• AVAILABLE DATA:
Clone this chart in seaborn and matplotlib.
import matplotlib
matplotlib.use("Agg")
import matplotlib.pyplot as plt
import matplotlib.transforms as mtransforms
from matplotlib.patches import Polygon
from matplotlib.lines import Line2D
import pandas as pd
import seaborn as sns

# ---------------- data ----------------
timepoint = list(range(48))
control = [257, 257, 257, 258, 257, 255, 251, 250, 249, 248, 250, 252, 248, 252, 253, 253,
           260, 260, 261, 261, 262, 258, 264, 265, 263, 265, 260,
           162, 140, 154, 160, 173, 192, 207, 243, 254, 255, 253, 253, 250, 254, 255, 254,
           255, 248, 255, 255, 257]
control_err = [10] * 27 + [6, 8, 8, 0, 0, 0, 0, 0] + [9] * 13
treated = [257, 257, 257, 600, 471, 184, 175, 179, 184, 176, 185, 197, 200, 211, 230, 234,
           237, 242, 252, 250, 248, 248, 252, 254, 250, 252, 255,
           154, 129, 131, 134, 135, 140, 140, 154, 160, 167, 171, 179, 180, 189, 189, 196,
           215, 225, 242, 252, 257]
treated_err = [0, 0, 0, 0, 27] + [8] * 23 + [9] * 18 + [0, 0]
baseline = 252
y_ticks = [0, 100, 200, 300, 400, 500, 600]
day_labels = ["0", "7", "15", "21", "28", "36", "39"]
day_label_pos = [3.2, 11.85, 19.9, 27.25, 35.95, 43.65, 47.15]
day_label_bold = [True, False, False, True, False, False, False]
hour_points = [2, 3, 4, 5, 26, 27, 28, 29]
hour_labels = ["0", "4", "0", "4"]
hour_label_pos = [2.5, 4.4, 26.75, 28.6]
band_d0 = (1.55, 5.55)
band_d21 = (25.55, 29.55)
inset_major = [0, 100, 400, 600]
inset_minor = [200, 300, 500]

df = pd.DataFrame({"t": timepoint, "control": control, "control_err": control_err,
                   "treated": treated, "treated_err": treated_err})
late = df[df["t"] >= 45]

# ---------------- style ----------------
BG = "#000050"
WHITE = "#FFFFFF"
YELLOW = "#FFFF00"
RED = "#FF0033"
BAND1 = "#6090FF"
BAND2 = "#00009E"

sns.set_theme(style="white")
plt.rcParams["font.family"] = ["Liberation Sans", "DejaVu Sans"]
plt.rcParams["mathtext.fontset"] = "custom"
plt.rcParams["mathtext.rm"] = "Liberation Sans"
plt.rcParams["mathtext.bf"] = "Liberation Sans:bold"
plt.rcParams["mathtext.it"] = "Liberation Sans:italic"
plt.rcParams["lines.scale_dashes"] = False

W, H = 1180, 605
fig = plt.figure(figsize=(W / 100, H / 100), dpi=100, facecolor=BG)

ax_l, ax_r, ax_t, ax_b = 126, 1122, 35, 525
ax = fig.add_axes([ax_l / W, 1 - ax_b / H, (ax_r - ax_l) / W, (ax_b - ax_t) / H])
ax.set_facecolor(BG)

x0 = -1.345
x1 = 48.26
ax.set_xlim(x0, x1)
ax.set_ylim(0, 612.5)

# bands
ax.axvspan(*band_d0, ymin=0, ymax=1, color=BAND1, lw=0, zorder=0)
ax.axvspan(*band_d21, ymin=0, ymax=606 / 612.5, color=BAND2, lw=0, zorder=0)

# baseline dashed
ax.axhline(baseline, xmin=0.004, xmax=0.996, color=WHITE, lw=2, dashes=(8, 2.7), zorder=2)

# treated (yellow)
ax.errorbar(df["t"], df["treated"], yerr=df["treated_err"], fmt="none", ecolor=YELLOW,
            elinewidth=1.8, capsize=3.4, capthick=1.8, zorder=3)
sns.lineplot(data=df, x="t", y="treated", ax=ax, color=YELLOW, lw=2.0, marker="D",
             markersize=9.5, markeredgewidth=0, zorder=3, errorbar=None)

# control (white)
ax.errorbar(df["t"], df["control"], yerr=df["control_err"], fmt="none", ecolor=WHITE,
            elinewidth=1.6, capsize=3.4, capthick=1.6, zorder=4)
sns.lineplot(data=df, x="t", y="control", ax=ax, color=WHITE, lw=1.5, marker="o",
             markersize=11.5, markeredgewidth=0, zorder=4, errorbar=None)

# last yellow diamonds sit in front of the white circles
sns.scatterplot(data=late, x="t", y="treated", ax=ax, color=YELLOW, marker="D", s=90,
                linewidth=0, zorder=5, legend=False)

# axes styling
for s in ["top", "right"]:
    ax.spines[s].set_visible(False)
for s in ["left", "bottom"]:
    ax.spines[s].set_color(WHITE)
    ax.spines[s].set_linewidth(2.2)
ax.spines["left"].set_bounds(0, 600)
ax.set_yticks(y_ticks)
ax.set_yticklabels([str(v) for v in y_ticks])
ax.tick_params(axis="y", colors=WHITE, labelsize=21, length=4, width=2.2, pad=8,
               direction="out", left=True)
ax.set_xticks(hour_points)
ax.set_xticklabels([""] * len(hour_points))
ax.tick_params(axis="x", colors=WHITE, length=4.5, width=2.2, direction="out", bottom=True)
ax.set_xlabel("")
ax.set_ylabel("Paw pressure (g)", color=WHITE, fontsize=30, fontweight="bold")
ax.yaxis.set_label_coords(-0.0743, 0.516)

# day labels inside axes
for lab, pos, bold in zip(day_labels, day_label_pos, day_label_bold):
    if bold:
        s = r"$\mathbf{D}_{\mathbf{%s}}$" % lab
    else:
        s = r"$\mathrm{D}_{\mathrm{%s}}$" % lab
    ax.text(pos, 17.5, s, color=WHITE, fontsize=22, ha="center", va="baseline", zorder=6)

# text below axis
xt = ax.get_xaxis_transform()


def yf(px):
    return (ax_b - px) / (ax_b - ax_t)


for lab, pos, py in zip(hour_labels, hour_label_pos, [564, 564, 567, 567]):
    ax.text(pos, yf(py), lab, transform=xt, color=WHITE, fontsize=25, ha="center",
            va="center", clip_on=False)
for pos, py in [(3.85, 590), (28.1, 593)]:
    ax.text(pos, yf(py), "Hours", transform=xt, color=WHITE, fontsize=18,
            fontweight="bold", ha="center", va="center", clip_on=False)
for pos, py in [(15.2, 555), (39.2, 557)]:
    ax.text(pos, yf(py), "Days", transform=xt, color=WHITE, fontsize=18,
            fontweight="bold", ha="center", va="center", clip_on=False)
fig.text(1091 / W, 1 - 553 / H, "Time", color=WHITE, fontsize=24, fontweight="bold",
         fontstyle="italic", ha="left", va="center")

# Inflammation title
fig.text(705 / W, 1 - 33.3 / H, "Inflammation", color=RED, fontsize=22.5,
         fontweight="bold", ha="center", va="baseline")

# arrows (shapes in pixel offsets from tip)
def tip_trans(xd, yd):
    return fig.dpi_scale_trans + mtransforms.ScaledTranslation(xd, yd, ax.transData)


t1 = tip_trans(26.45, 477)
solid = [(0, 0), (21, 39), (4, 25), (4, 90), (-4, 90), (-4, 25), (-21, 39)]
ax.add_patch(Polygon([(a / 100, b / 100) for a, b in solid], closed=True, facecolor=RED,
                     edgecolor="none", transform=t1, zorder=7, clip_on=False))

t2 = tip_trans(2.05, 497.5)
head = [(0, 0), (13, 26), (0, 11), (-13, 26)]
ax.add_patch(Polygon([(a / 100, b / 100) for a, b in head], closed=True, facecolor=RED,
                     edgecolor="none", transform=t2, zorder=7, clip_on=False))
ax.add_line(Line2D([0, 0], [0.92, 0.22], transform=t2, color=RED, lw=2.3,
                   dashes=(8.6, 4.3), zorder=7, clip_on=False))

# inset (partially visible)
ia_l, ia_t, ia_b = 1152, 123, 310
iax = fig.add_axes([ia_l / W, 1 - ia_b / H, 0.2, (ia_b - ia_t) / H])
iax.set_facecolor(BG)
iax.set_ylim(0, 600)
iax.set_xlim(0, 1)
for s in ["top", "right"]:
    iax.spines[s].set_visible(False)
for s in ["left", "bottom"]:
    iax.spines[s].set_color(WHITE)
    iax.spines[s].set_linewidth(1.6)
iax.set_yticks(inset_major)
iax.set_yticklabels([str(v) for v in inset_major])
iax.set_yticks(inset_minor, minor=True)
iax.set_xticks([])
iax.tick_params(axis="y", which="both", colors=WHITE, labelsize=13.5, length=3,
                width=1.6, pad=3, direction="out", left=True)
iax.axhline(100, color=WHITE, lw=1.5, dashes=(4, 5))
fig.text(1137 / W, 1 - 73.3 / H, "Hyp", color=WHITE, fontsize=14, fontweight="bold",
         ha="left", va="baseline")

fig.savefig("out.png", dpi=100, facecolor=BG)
--
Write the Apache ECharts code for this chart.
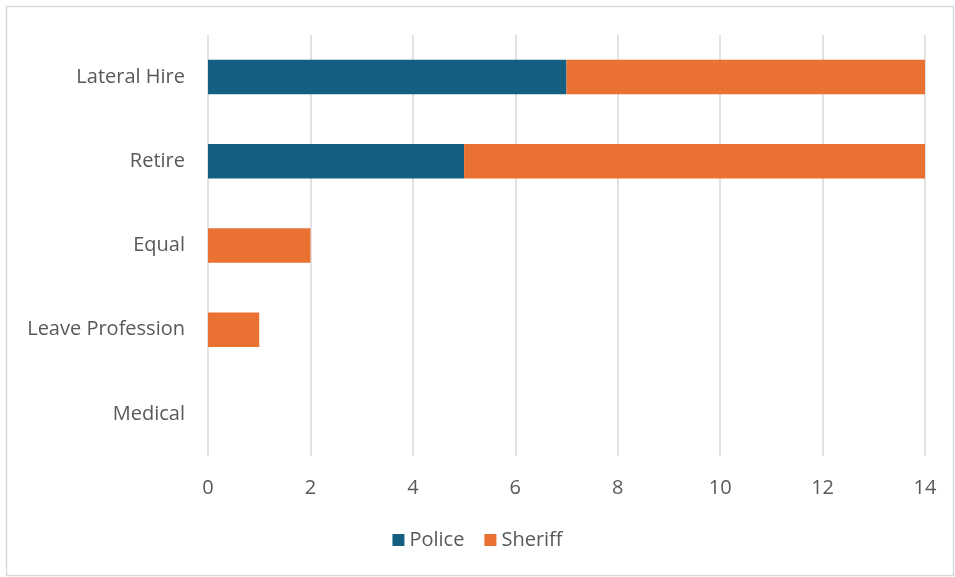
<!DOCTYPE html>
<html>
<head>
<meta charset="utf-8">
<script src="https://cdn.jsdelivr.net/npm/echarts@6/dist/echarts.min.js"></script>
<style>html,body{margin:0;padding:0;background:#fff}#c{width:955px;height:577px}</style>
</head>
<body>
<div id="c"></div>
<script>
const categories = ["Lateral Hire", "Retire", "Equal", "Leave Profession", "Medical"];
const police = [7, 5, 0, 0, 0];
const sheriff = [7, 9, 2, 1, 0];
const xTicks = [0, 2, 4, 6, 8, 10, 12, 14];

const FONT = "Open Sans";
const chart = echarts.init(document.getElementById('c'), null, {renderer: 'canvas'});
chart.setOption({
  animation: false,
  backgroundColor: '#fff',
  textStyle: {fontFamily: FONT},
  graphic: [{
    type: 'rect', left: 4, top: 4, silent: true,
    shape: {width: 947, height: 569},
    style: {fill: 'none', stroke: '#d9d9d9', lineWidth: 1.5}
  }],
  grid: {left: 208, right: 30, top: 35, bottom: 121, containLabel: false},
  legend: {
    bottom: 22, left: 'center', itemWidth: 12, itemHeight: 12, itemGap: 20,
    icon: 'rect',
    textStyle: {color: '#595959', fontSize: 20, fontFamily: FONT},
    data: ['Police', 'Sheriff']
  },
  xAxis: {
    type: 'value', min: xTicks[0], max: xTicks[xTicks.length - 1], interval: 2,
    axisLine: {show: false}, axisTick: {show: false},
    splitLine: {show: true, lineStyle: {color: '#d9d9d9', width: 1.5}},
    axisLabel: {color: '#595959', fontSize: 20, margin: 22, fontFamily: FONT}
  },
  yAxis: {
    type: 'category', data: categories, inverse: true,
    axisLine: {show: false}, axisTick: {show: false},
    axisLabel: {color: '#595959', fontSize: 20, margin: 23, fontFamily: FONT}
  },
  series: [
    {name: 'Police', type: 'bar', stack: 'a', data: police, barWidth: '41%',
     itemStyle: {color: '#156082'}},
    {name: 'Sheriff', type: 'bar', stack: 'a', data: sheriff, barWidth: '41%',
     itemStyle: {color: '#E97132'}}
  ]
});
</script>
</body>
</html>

• YOUR GOAL: Go through the entries and return each line where the word "this" appears.

• COMPLETED EXERCISE:
Clone this chart in seaborn and matplotlib.
Write the Apache ECharts code for this chart.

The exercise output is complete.